Information an den Kunden und detaillierter Notfallbericht

Sie haben sich also vergewissert, dass der Anrufer die Ratschläge verstanden hat und der Vorfall unter Kontrolle ist. War Ihre Unterstützung damit beendet?

Nein, es gibt noch einige weitere Überlegungen, die wir anstellen müssen, bevor wir unsere Beteiligung beenden. Mit unseren Kunden haben wir grundsätzlich immer durch eine Notfallprozedur Kriterien vereinbart, wann wir sie unverzüglich über einen Vorfall informieren. Diese können von Faktoren wie dem Ausmaß des Vorfalls und dem möglichen Medieninteresse abhängen. Wenn eine Benachrichtigung erforderlich ist, werden wir dies sofort tun.

Für alle Vorfälle verfassen wir abschließend einen detaillierten Bericht. Dieser wird an unsere Kunden geschickt, damit sie über den Vorfall, die Geschehnisse vor Ort und die von uns geleistete Unterstützung informiert sind. Der Bericht stellt auch sicher, dass alle Mitglieder unseres Teams Zugang zu Informationen über den Vorfall haben, falls Folgeanrufe eingehen.

Aufgrund der Schwere dieses Vorfalls, der Beteiligung der Rettungsdienste und der potenziellen Gefahr für die Öffentlichkeit haben wir unseren Kunden umgehend kontaktiert und informiert. Im Bericht über den Anruf haben wir Informationen über den Vorfall, die verschütteten Flüssigkeiten und die Art und Weise, wie wir unseren Ratschlag formuliert haben, aufgenommen und erklärten abschließend, wie wir zu den Schlussfolgerungen über die Reaktionen oder Risiken kamen und wie wir diese in die vorgeschlagene Vorgehensweise einfließen ließen.
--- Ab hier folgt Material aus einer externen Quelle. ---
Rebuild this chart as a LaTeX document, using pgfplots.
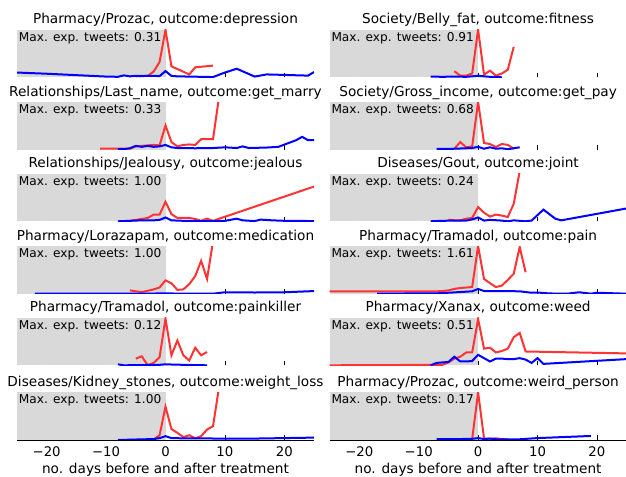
\documentclass[border=0pt]{standalone}
\usepackage{fontspec}
\setmainfont{DejaVu Sans}
\usepackage{pgfplots}
\pgfplotsset{compat=1.18}
\definecolor{myred}{RGB}{255,51,51}
\definecolor{myblue}{RGB}{0,0,255}
\definecolor{shadegray}{RGB}{217,217,217}
\newcommand\fs{\fontsize{13.3}{16}\selectfont}
\newcommand\fsT{\fontsize{13.7}{16}\selectfont}
\newcommand\fsS{\fontsize{12.2}{15}\selectfont}
\pgfplotsset{
  panel/.style={
    scale only axis, width=297bp, height=47.6bp,
    xmin=-25, xmax=25, ymin=0, ymax=1,
    axis x line*=bottom, axis y line=none,
    xtick={-20,-10,0,10,20}, ytick=\empty,
    tick align=inside, major tick length=4.5bp,
    tick style={black, line width=0.8bp},
    every axis title shift=0pt,
    title style={at={(0.5,1)}, anchor=base, yshift=5.7bp, inner sep=0pt, font=\fsT},
    anchor=south west,
  },
  upper/.style={xticklabels={}, x axis line style={draw=none}},
  lower/.style={
    xticklabels={−20,−10,0,10,20},
    xticklabel style={inner sep=0pt, font=\fs, yshift=-6.7bp},
    xlabel={no. days before and after treatment},
    xlabel style={at={(0.5,0)}, anchor=base, yshift=-33bp, inner sep=0pt, font=\fsT},
    x axis line style={black, line width=0.8bp},
  },
  redl/.style={myred, line width=2bp},
  bluel/.style={myblue, line width=2bp},
}
\newcommand\shadearea{\addplot[fill=shadegray, draw=none] coordinates {(-25,1) (0,1)} \closedcycle;}
\newcommand\maxtxt[1]{\node[anchor=north west, inner sep=0pt, font=\fsS, xshift=1.7bp, yshift=-2.3bp] at (rel axis cs:0,1) {Max. exp. tweets: #1};}
\begin{document}
\begin{tikzpicture}
\useasboundingbox (0,0) rectangle (626bp,477bp);
% ---------------- left column ----------------
\begin{axis}[panel, upper, at={(17bp,399.7bp)}, title={Pharmacy/Prozac, outcome:depression}]
\shadearea
\addplot[redl] coordinates {(-5,0.02) (-4,0.03) (-3,0.03) (-2,0.12) (-1,0.32) (0,1.0) (1,0.23) (4,0.06) (5,0.21) (8,0.245)};
\addplot[bluel] coordinates {(-25,0.10) (-20,0.075) (-15,0.045) (-10,0.015) (-8,0.01) (-7,0.04) (-6,0.02) (-5,0.03) (-4,0.025) (-3,0.03) (-2,0.03) (-1,0.025) (0,0.13) (1,0.03) (2,0.02) (4,0.015) (6,0.01) (8,0.005) (10,0.1) (12,0.18) (15,0.015) (17,0.06) (20,0.05) (24,0.035) (25,0.11)};
\maxtxt{0.31}
\end{axis}
\begin{axis}[panel, upper, at={(17bp,327.3bp)}, title={Relationships/Last\_name, outcome:get\_marry}]
\shadearea
\addplot[redl] coordinates {(-11,0.02) (-10,0.02) (-9,0.02) (-8,0.02) (-7,0.02) (-6,0.02) (-5,0.07) (-4,0.08) (-3,0.09) (-2,0.1) (-1,0.09) (0,0.51) (1,0.16) (2,0.07) (3,0.1) (4,0.11) (5,0.1) (6,0.22) (7,0.22) (8,0.22) (9,1.1)};
\addplot[bluel] coordinates {(-8,0.01) (-7,0.01) (-6,0.03) (-5,0.08) (-4,0.06) (-3,0.08) (-2,0.06) (-1,0.07) (0,0.1) (1,0.05) (2,0.035) (5,0.03) (8,0.035) (10,0.05) (12,0.035) (13,0.07) (14,0.035) (17,0.045) (19,0.06) (22,0.2) (23,0.27) (24,0.2) (25,0.2)};
\maxtxt{0.33}
\end{axis}
\begin{axis}[panel, upper, at={(17bp,255.7bp)}, title={Relationships/Jealousy, outcome:jealous}]
\shadearea
\addplot[redl] coordinates {(-6,0.01) (-5,0.03) (-4,0.05) (-3,0.07) (-2,0.14) (-1,0.14) (0,0.41) (1,0.15) (2,0.07) (3,0.07) (4,0.07) (5,0.05) (6,0.01) (7,0.055) (8,0.01) (25,0.73)};
\addplot[bluel] coordinates {(-8,0.0) (-6,0.01) (-4,0.02) (-2,0.02) (-1,0.03) (0,0.08) (1,0.02) (3,0.01) (6,0.005) (9,0.005) (10,0.01) (12,0.055) (13,0.02) (15,0.005) (16,0.035) (18,0.02) (20,0.01) (25,0.005)};
\maxtxt{1.00}
\end{axis}
\begin{axis}[panel, upper, at={(17bp,183.3bp)}, title={Pharmacy/Lorazapam, outcome:medication}]
\shadearea
\addplot[redl] coordinates {(-6,0.07) (-5,0.05) (-4,0.035) (-3,0.06) (-2,0.09) (-1,0.13) (0,0.28) (1,0.22) (2,0.08) (3,0.09) (4,0.2) (5,0.37) (6,0.69) (7,0.31) (8,1.1)};
\addplot[bluel] coordinates {(-22,0.0) (-10,0.0) (0,0.005) (8,0.0) (10,0.03) (15,0.025) (20,0.03) (25,0.055)};
\maxtxt{1.00}
\end{axis}
\begin{axis}[panel, upper, at={(17bp,111.7bp)}, title={Pharmacy/Tramadol, outcome:painkiller}]
\shadearea
\addplot[redl] coordinates {(-5,0.14) (-4,0.19) (-3,0.0) (-2,0.05) (-1,0.17) (0,0.98) (1,0.21) (2,0.52) (3,0.21) (4,0.1) (5,0.37) (6,0.21) (7,0.28)};
\addplot[bluel] coordinates {(-8,0.02) (-7,0.0) (-4,0.005) (-1,0.01) (0,0.02) (3,0.01) (7,0.0)};
\maxtxt{0.12}
\end{axis}
\begin{axis}[panel, lower, at={(17bp,37bp)}, title={Diseases/Kidney\_stones, outcome:weight\_loss}]
\shadearea
\addplot[redl] coordinates {(-6,0.0) (-3,0.0) (-2,0.01) (-1,0.1) (0,0.70) (1,0.23) (2,0.15) (3,0.06) (4,0.1) (5,0.035) (6,0.08) (7,0.22) (8,0.29) (9,1.1)};
\addplot[bluel] coordinates {(-8,0.0) (-5,0.01) (-2,0.02) (-1,0.04) (0,0.08) (1,0.04) (3,0.035) (10,0.03) (15,0.03) (20,0.04) (25,0.05)};
\maxtxt{1.00}
\end{axis}
% ---------------- right column ----------------
\begin{axis}[panel, upper, at={(329.6bp,399.7bp)}, title={Society/Belly\_fat, outcome:fitness}]
\shadearea
\addplot[redl] coordinates {(-4,0.126) (-3,0.035) (-2,0.035) (-1,0.08) (0,1.0) (1,0.056) (2,0.14) (3,0.035) (4,0.08) (5,0.16) (6,0.64)};
\addplot[bluel] coordinates {(-8,0.015) (-6,0.01) (-4,0.015) (-2,0.01) (0,0.03) (2,0.01) (4,0.0)};
\maxtxt{0.91}
\end{axis}
\begin{axis}[panel, upper, at={(329.6bp,327.3bp)}, title={Society/Gross\_income, outcome:get\_pay}]
\shadearea
\addplot[redl] coordinates {(-4,0.02) (-3,0.16) (-2,0.05) (-1,0.07) (0,1.0) (1,0.14) (2,0.12) (3,0.056) (4,0.12) (5,0.1) (6,0.02)};
\addplot[bluel] coordinates {(-7,0.015) (-4,0.02) (-1,0.035) (0,0.06) (1,0.02) (2,0.05) (3,0.02) (4,0.03) (5,0.01) (6,0.03) (7,0.05)};
\maxtxt{0.68}
\end{axis}
\begin{axis}[panel, upper, at={(329.6bp,255.7bp)}, title={Diseases/Gout, outcome:joint}]
\shadearea
\addplot[redl] coordinates {(-5,0.035) (-4,0.02) (-3,0.02) (-2,0.055) (-1,0.07) (0,0.30) (1,0.18) (2,0.1) (3,0.14) (4,0.12) (5,0.09) (6,0.37) (7,1.05)};
\addplot[bluel] coordinates {(-8,0.0) (-6,0.01) (-4,0.015) (-2,0.015) (-1,0.04) (0,0.08) (1,0.015) (2,0.03) (4,0.015) (5,0.0) (6,0.02) (8,0.0) (9,0.015) (10,0.13) (11,0.245) (12,0.15) (13,0.055) (14,0.02) (25,0.27)};
\maxtxt{0.24}
\end{axis}
\begin{axis}[panel, upper, at={(329.6bp,183.3bp)}, title={Pharmacy/Tramadol, outcome:pain}]
\shadearea
\addplot[redl] coordinates {(-25,0.05) (-8,0.05) (-7,0.05) (-6,0.055) (-5,0.07) (-4,0.1) (-3,0.12) (-2,0.13) (-1,0.14) (0,1.0) (1,0.31) (2,0.22) (3,0.14) (4,0.17) (5,0.29) (6,0.42) (7,0.98) (8,0.45)};
\addplot[bluel] coordinates {(-17,0.0) (-6,0.01) (-5,0.02) (-3,0.035) (-1,0.05) (0,0.1) (1,0.056) (4,0.056) (7,0.05) (9,0.02) (10,0.025) (12,0.005) (15,0.0) (17,0.03) (19,0.0) (20,0.02) (25,0.0)};
\maxtxt{1.61}
\end{axis}
\begin{axis}[panel, upper, at={(329.6bp,111.7bp)}, title={Pharmacy/Xanax, outcome:weed}]
\shadearea
\addplot[redl] coordinates {(-25,0.0) (-6,0.01) (-5,0.06) (-4,0.14) (-3,0.18) (-2,0.27) (-1,0.27) (0,0.97) (1,0.35) (2,0.37) (3,0.27) (4,0.3) (5,0.35) (6,0.59) (7,0.68) (8,0.29) (25,0.25)};
\addplot[bluel] coordinates {(-8,0.0) (-7,0.05) (-6,0.06) (-5,0.07) (-4,0.18) (-3,0.08) (-2,0.08) (-1,0.09) (0,0.22) (1,0.15) (2,0.08) (3,0.14) (4,0.14) (5,0.13) (6,0.13) (7,0.15) (8,0.12) (9,0.05) (10,0.15) (11,0.03) (25,0.13)};
\maxtxt{0.51}
\end{axis}
\begin{axis}[panel, lower, at={(329.6bp,37bp)}, title={Pharmacy/Prozac, outcome:weird\_person}]
\shadearea
\addplot[redl] coordinates {(-2,0.01) (-1,0.02) (0,1.0) (1,0.03) (2,0.025) (3,0.035) (4,0.02) (5,0.01)};
\addplot[bluel] coordinates {(-7,0.02) (-5,0.02) (-3,0.02) (-1,0.025) (0,0.04) (1,0.02) (2,0.03) (3,0.015) (5,0.015) (7,0.015) (10,0.04) (19,0.085)};
\maxtxt{0.17}
\end{axis}
\end{tikzpicture}
\end{document}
James, vielen Dank für dieses Interview und alles Gute.

Jens Fisser | Experte für Globalchem24

Unsere Empfehlung

Wir empfehlen Ihnen, Ihre aktuellen Prozesse für den Eintritt von Zwischenfällen zu prüfen. Vergewissern Sie sich hier, dass die Person, die Notrufe entgegennimmt, dem*der Anrufenden  schnell und fundiert helfen kann. Wenn Sie feststellen, dass Ihr derzeitiges Notrufsystem nicht den Ansprüchen Ihres Notfallmanagements genügt, leiten Sie notwendige Änderungsprozesse ein. Ein externer Anbieter von 24h-Notrufdiensten kann hierfür eine optimale Lösung darstellen. Führen Sie eine Testroutine ein, damit Sie immer sicher sein können, dass Ihr Notfallmanagementsystem funktioniert und Sie bei Zwischenfällen richtig beraten werden.